Tuesday, February 19, 2013

It'sa Marvel

The Marvel Heroic Roleplaying game by Margret Weis Production LTD., Not to horrible -if I may steal a tagline from the famed podcast, the D6 Generation. Reading through the rules was a little confusing at first, but that was due to the utter uniqueness of the Cortex system.
I am not saying the rules were difficult, just different. Allow me put that into context. For those of you familiar with video games and table-top games you'll recognize a staple of the industry is the concept of Hit Points. The gauge of how much punishment your character can take before you're voted off the island until you can bribe the dice gods with a bigger bag of funions and microbrew, or in the case of video games, that benchmark between soldiering on and jumping to the menu screen and hitting the load button. Well MHR doesn't have that.
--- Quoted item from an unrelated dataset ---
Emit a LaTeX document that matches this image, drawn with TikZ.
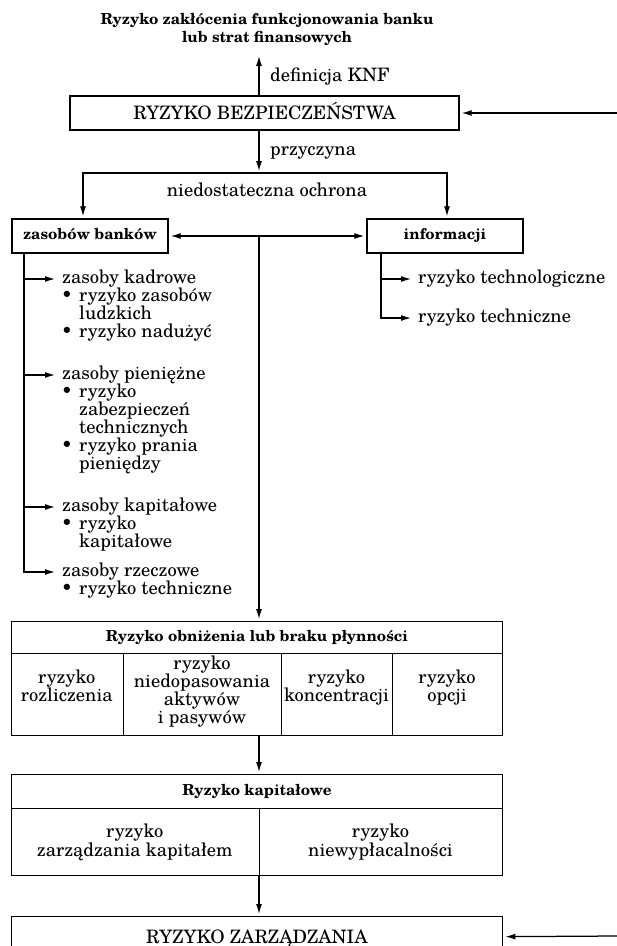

On it's own, that's not a big deal. What it does have is a damage tract. Again, this is not a totally new concept. What I took me until I was playing it to grasp is how to use the six  damage tracts and how they all interact. Yeah, six damage tracts. Strangely enough after a play-through, it makes sense.
The other half of this rule-set that was a tad bit of a challenge to wrap my brain around was the concept of assets and complications. This is a wonderful system of creating little +1 and -1's that the player can pass around the table. These bonus don't stick around for very long. Once you get come to grips with this mechanic, it's flips the game on its head by changing the focus of the game from "Hit it with an ax" to "Let's make it hard for the villain." Fold in the previously mentioned six damage tracts and this makes changes the scene from a roleplaying hack and slash to a true co-operative storytelling extravaganza.
My brothers and I played the adventure that was printed in the book: Breakout (read New Avengers 1-6) with some home made Avengers. We didn't survive (even though I [the Watcher] thought I was going easy on them). The system uses dice instead of pluses and really invests players to create, alter and modify. My brothers learned the hard way that, just like in the comic books, it pays off to work together to put the villain down instead of have each individual drill away at different sides of the mountain.
The game was fun and entertaining, when one brother's imitation Kal'el was grounded by a pack of raptors (the watcher gave him a complication die), another brother's imitation Hal Jordan used his powers to catch him and fling him back at the prehistoric knee bitter and finally knock him out (the lantern gave the last son a couple of asset dice) leaving the last brother to wail away on his own (he hadn't learned to work together as quickly as the others)
Every story has two sides and this yarn is not the exception. Within the Cortex system there is a growth system in place (experience), characters do grow. Handing out experience is subjective. That is to say the players get to determine which actions garner a reward before you start the adventure. Instead of gaining XP because you beat Magneto into submission, you can get XP for returning an escaped inmate back into S.H.I.E.L.D. custody, or convincing the emo powerhouse to fight on your side. Additionally, players can be rewarded with a massive one time use of a handful of asset dice under the guise of maybe finding Wade Wilson's phone number in your back pocket. It's not conventional and because of that it could backfire really easily. The Experience system is called "Milestones." Milestone are supposed to be emotional, and personalized points in a character's life that means something to him or her, as well as elements of the adventure that will end up paying off. They come in three levels: 1, 3, and 10 XP and you get to have two sets. The greatest can only pay off once per adventure. The 3 XP can only pay off once per scene, and the 1 XP pays off when ever it happens. When the greater milestone pays out, you have to create a new one for your next adventure. Not too shabby, if you have a really good grip on your character. For "Breakout" there were three milestones offered to the players: Liberate the Sentry, Round up the fugitives, and S.H.I.E.L.D. super-agent. One of my brothers' opted to use 'Round up the fugitives' for one of his milestones, which worked out great until act two where they all hitched a ride on a quinjet to the savage lands which made the objectives of that particular milestone obsolete. At the end of the session, that brother had earned a the least amount of experience, while the brother that caught on to how it worked earned triple the amount of the others.
In closing, this game is not for newcomers, and it's not for people who don't know what roleplaying is outside of Dungeons and Dragons. If you and your friends are into creative problem solving, weaving outstanding and outlandish stories that beg to be told and retold around a flagon of mead then this might just be a game you can sink your teeth into . I however, loved it and can't wait to play again.